The revelations about Apple this week add significantly to the pressures being created for the Irish model, even though the case of Apple is sui generis .
The extraordinary fact is that Cork-registered Apple Sales International (ASI) is the major Apple subsidiary globally outside the Americas. It buys Apple's products from a contracted manufacturer in China and sells them on to Apple distributor companies worldwide, seem- ingly without much of this product ever coming to Europe, let alone Cork. So when an Apple tablet leaves the Chinese manufacturing plant and goes to Singapore, where it is sold, the profits end up in Cork.
Tax purposes
But ASI pays no tax here because it is not managed or controlled from here. In other words, despite the tens of billions of euro in annual sales, it makes no contribution to the Irish exchequer. Two other Cork-based Apple companies – Apple Operations Europe and Apple Operations International – are used to hold the Apple IP rights, and hold onto the cash (held in US bank accounts) generated by way of the Cork-based operation.
All three of these companies are unlimited and so do not publish accounts (This tends to be the case with IP holding companies). The three companies switched from limited to unlimited status in 2007, in the run- up to their taking on the key role in Apple’s global affairs they now hold. The three are managed and controlled from the US but, because they are not US-registered, they do not feature for tax purposes there under US law. For tax purposes, they don’t exist anywhere.
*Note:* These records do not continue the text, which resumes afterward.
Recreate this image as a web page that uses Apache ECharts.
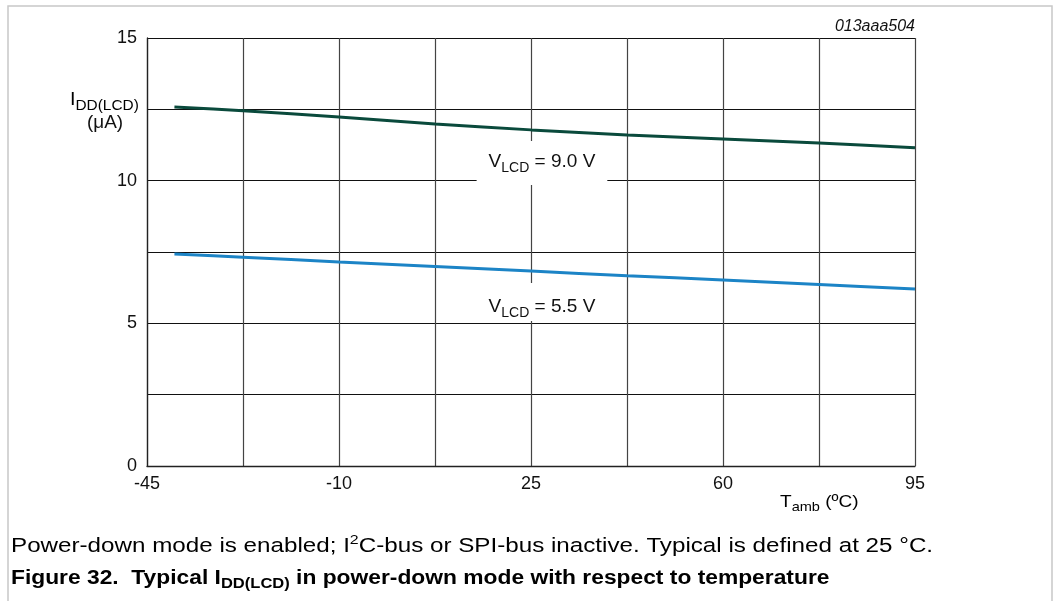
<!DOCTYPE html>
<html><head><meta charset="utf-8">
<script src="https://cdn.jsdelivr.net/npm/echarts@6/dist/echarts.min.js"></script>
<style>html,body{margin:0;padding:0;background:#fff;}#c{width:1064px;height:601px;}</style>
</head><body><div id="c"></div>
<script>
// Data
const temps = [-40, -27.5, -10, 7.5, 25, 42.5, 60, 77.5, 95];
const idd90 = [12.58, 12.45, 12.23, 11.99, 11.78, 11.6, 11.46, 11.32, 11.15];
const idd55 = [7.43, 7.32, 7.15, 6.99, 6.83, 6.67, 6.52, 6.36, 6.2];
const xTickLabels = [-45, -10, 25, 60, 95];
const yTickLabels = [0, 5, 10, 15];
const seriesNames = ['VLCD = 9.0 V', 'VLCD = 5.5 V'];
const labelAnchors = [[27, 10.62], [27, 5.75]];

const X_MIN = -45, X_MAX = 95, X_STEP = 17.5;
const FONT = "'Liberation Sans', Arial, sans-serif";

const chart = echarts.init(document.getElementById('c'), null, {renderer: 'canvas'});

function pts(vals) { return temps.map((t, i) => [t - X_MIN, vals[i]]); }

const subRich = {
  v: {fontSize: 19, fontFamily: FONT, color: '#111', lineHeight: 24},
  s: {fontSize: 14, fontFamily: FONT, color: '#111', lineHeight: 12, padding: [12, 0, 0, 0]}
};
function vlabel(txt, anchor, pad) {
  return {
    symbol: 'circle', symbolSize: 0,
    data: [{coord: [anchor[0] - X_MIN, anchor[1]], value: txt}],
    label: {
      show: true, position: 'inside',
      formatter: '{v|V}{s|LCD}{v| = ' + txt + '}',
      backgroundColor: '#fff', padding: pad, rich: subRich
    },
    emphasis: {disabled: true}
  };
}

chart.setOption({
  animation: false,
  backgroundColor: '#fff',
  grid: {left: 147, right: 149, top: 38, bottom: 135, containLabel: false},
  xAxis: {
    type: 'value', min: 0, max: X_MAX - X_MIN, interval: X_STEP,
    axisLine: {show: true, lineStyle: {color: '#222', width: 1.3}},
    axisTick: {show: false},
    axisLabel: {
      margin: 9, fontSize: 18, fontFamily: FONT, color: '#111',
      formatter: v => { const t = Math.round((v + X_MIN) * 10) / 10; return xTickLabels.includes(t) ? String(t) : ''; }
    },
    splitLine: {show: true, lineStyle: {color: '#444', width: 1.2}}
  },
  yAxis: {
    type: 'value', min: 0, max: 15, interval: 2.5,
    axisLine: {show: true, lineStyle: {color: '#222', width: 1.3}},
    axisTick: {show: false},
    axisLabel: {
      margin: 10, fontSize: 18, fontFamily: FONT, color: '#111',
      formatter: v => yTickLabels.includes(v) ? String(v) : ''
    },
    splitLine: {show: true, lineStyle: {color: '#111', width: 1.2}}
  },
  series: [
    {
      name: seriesNames[0], type: 'line', data: pts(idd90), smooth: 0.3, symbol: 'none',
      lineStyle: {color: '#0a4a3c', width: 3}, z: 3,
      markPoint: vlabel('9.0 V', labelAnchors[0], [9, 12, 11, 12])
    },
    {
      name: seriesNames[1], type: 'line', data: pts(idd55), smooth: 0.3, symbol: 'none',
      lineStyle: {color: '#1c84c6', width: 3}, z: 3,
      markPoint: vlabel('5.5 V', labelAnchors[1], [12, 12, 2, 12])
    }
  ],
  graphic: [
    {type: 'rect', shape: {x: 8, y: 6, width: 1044, height: 600}, style: {fill: 'none', stroke: '#c8c8c8', lineWidth: 1.5}, silent: true},
    {type: 'text', x: 70, y: 88, scaleX: 1.1, style: {
      text: '{i|I}{s|DD(LCD)}', rich: {
        i: {fontSize: 18, fontFamily: FONT, color: '#111', lineHeight: 24},
        s: {fontSize: 14, fontFamily: FONT, color: '#111', lineHeight: 12, padding: [12, 0, 0, 0]}
      }}},
    {type: 'text', x: 87, y: 114, scaleX: 1.08, style: {text: '(μA)', fontSize: 17.5, fontFamily: FONT, fill: '#111'}},
    {type: 'text', x: 915, y: 19, style: {text: '013aaa504', align: 'right', fontSize: 16, fontStyle: 'italic', fontFamily: FONT, fill: '#111'}},
    {type: 'text', x: 780, y: 491, scaleX: 1.12, style: {
      text: '{t|T}{s|amb}{t| (ºC)}', rich: {
        t: {fontSize: 17, fontFamily: FONT, color: '#111', lineHeight: 22},
        s: {fontSize: 13, fontFamily: FONT, color: '#111', lineHeight: 12, padding: [10, 0, 0, 0]}
      }}},
    {type: 'text', x: 11, y: 533, scaleX: 1.18, style: {
      text: '{t|Power-down mode is enabled; I}{p|2}{t|C-bus or SPI-bus inactive. Typical is defined at 25 °C.}', rich: {
        t: {fontSize: 20.5, fontFamily: FONT, color: '#111', lineHeight: 26},
        p: {fontSize: 13.5, fontFamily: FONT, color: '#111', lineHeight: 15, padding: [0, 0, 11, 0]}
      }}},
    {type: 'text', x: 11, y: 566, scaleX: 1.14, style: {
      text: '{t|Figure 32.  Typical I}{s|DD(LCD)}{t| in power-down mode with respect to temperature}', rich: {
        t: {fontSize: 20, fontWeight: 'bold', fontFamily: FONT, color: '#3a3a3a', lineHeight: 24},
        s: {fontSize: 14.5, fontWeight: 'bold', fontFamily: FONT, color: '#3a3a3a', lineHeight: 12, padding: [12, 0, 0, 0]}
      }}}
  ]
});
</script>
</body></html>
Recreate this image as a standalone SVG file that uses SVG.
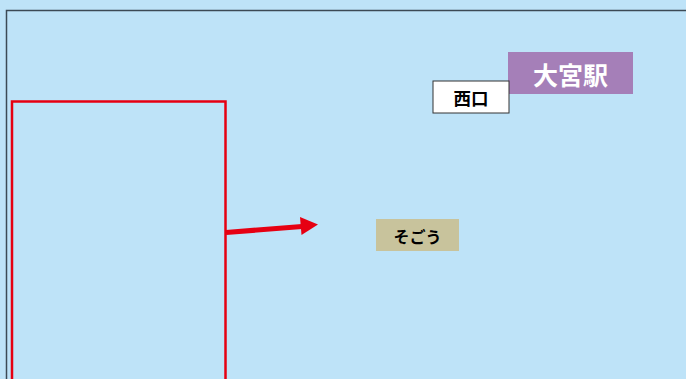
<svg xmlns="http://www.w3.org/2000/svg" width="686" height="379" viewBox="0 0 686 379">
<style>
.lbl{font-family:"Noto Sans CJK JP","Noto Sans",sans-serif;font-weight:bold;text-anchor:middle;dominant-baseline:central}
</style>
<rect width="686" height="379" fill="#BEE3F8"/>
<path d="M6.5,379 V10.5 H686" fill="none" stroke="#3C4A55" stroke-width="1.5"/>
<g id="area">
<rect x="12" y="101.5" width="213.5" height="280" fill="none" stroke="#E60012" stroke-width="2.5"/>
</g>
<g id="connectors">
<line x1="226" y1="232.5" x2="302" y2="226.5" stroke="#E60012" stroke-width="5"/>
<polygon points="318,224.5 300,217 301.5,235" fill="#E60012"/>
</g>
<g id="station">
<rect x="508" y="52" width="125" height="42" fill="#A57FB8"/>
<text class="lbl" x="570.5" y="74" font-size="25" fill="#FFFFFF">大宮駅</text>
</g>
<g id="west-exit">
<rect x="433" y="81" width="76" height="32" fill="#FFFFFF" stroke="#333333" stroke-width="1"/>
<text class="lbl" x="471" y="97.5" font-size="17.5" fill="#000000">西口</text>
</g>
<g id="sogo">
<rect x="376" y="219" width="83" height="32" fill="#C8C39C"/>
<text class="lbl" x="417.5" y="235.5" font-size="16" fill="#000000">そごう</text>
</g>
</svg>
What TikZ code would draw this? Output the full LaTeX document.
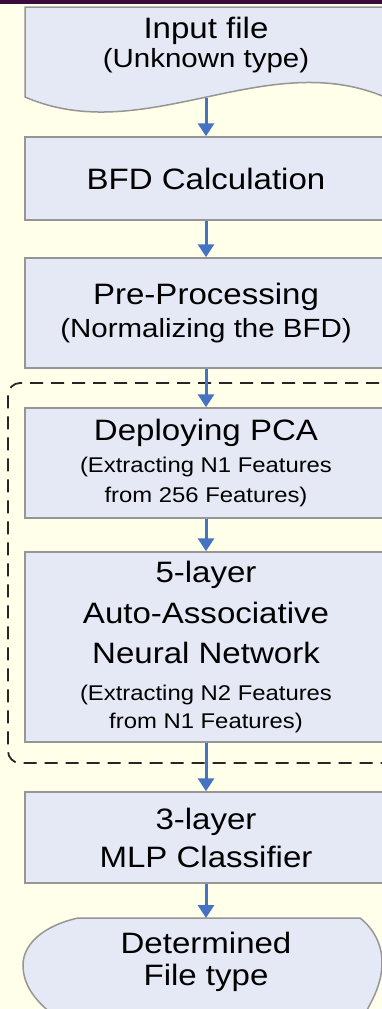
\documentclass[tikz,border=0pt]{standalone}
\usepackage{fontspec}
\setmainfont{Liberation Sans}[FakeStretch=1.12]
\usetikzlibrary{arrows.meta,positioning}

\definecolor{pagebg}{RGB}{255,255,234}
\definecolor{boxfill}{RGB}{229,233,246}
\definecolor{boxline}{RGB}{150,150,150}
\definecolor{flowblue}{RGB}{68,114,196}
\definecolor{topband}{RGB}{58,10,58}

\newcommand{\bigtxt}{\fontsize{29.5}{29}\selectfont}
\newcommand{\midtxt}{\fontsize{26.3}{29}\selectfont}
\newcommand{\smalltxt}{\fontsize{21.3}{29}\selectfont}

\tikzset{
  stagebox/.style={draw=boxline, line width=1.5pt, fill=boxfill, minimum width=362pt,
    align=center, inner sep=0pt, font=\bigtxt},
  stagetext/.style={align=center, inner sep=0pt, font=\bigtxt},
  shapeline/.style={draw=boxline, line width=1.5pt, fill=boxfill},
  flow/.style={flowblue, line width=3pt, -{Triangle[length=13pt,width=16pt]}},
  groupline/.style={black!85, line width=1.8pt, dash pattern=on 13pt off 8pt, rounded corners=12pt}
}

\begin{document}
\begin{tikzpicture}[x=1pt, y=-1pt]
    \useasboundingbox (0,0) rectangle (382,1009);
    \clip (0,0) rectangle (382,1009);
    \fill[pagebg] (0,0) rectangle (382,1009);
    \fill[topband] (0,0) rectangle (382,4);

    % Input file (document shape)
    \draw[shapeline] (25,97) -- (25,7) -- (392,7) -- (392,99) -- (387,98)
        .. controls (267,45) and (145,149) .. (25,97) -- cycle;
    \node[stagetext] (input) at (206,45) {Input file\\{\midtxt (Unknown type)}};
    \coordinate (inputout) at (206,98);

    % Processing stages
    \node[stagebox, minimum height=83pt] (bfd) at (206,178.5) {BFD Calculation};
    \node[stagebox, minimum height=110pt] (pre) at (206,313)
        {Pre-Processing\\[4pt]{\midtxt (Normalizing the BFD)}};

    % Feature extraction group
    \draw[groupline] (400,383) -- (8,383) -- (8,763) -- (400,763);
    \node[stagebox, minimum height=110pt] (pca) at (206,463)
        {Deploying PCA\\[3pt]{\smalltxt (Extracting N1 Features}\\[1pt]{\smalltxt from 256 Features)}};
    \node[stagebox, minimum height=190pt] (aann) at (206,647)
        {5-layer\\[12pt]Auto-Associative\\[11pt]Neural Network\\[8pt]{\smalltxt (Extracting N2 Features}\\[-1pt]{\smalltxt from N1 Features)}};

    % Classifier and result
    \node[stagebox, minimum height=91pt] (mlp) at (206,837.5) {3-layer\\[9pt]MLP Classifier};
    \draw[shapeline] (78,918) -- (360,918) .. controls (373,928) and (382,944) .. (382,962)
        .. controls (382,985) and (372,1000) .. (365,1014) -- (52,1014)
        .. controls (35,1000) and (23,985) .. (23,965) .. controls (23,945) and (42,926) .. (78,918) -- cycle;
    \node[stagetext] (result) at (206,962) {Determined\\[3pt]File type};
    \coordinate (resultin) at (206,918);

    % Flow arrows
    \draw[flow] (inputout) -- (bfd);
    \draw[flow] (bfd) -- (pre);
    \draw[flow] (pre) -- (pca);
    \draw[flow] (pca) -- (aann);
    \draw[flow] (aann) -- (mlp);
    \draw[flow] (mlp) -- (resultin);
\end{tikzpicture}
\end{document}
The Apple arrangement is an exploitation of the difference between Irish and US tax law and of the current nature of the Subpart F rules. Claims by Apple that it conducted a deal with the Irish government back in the 1980s have been strongly disputed by the Government and the Revenue Commissioners. Certainly, in the 1980s the companies did not perform the functions they do now.
However, Apple’s claims, and the nature of the structures it has put in place, add to the reputational damage to Ireland at a time when the issue of how to prevent multinationals frustrating the efforts of governments to submit them to taxation looks set to remain a key issue on the international political agenda.
Observers believe the endgame will involve changes in US law, and in particular to the subpart F rules, to capture more of the profits of US multinationals, whether repatriated or not. A reduction in the headline US corporation tax rate may accompany any such change.
The challenge for Ireland is to protect its 12.5 per cent corporation tax rate during a time of great pressure and flux. A key part of that challenge is to maintain Ireland’s attractiveness for FDI, while resisting developments that allow companies to use Ireland in ways that provide ammunition to those who oppose its relatively low headline corporation tax rate.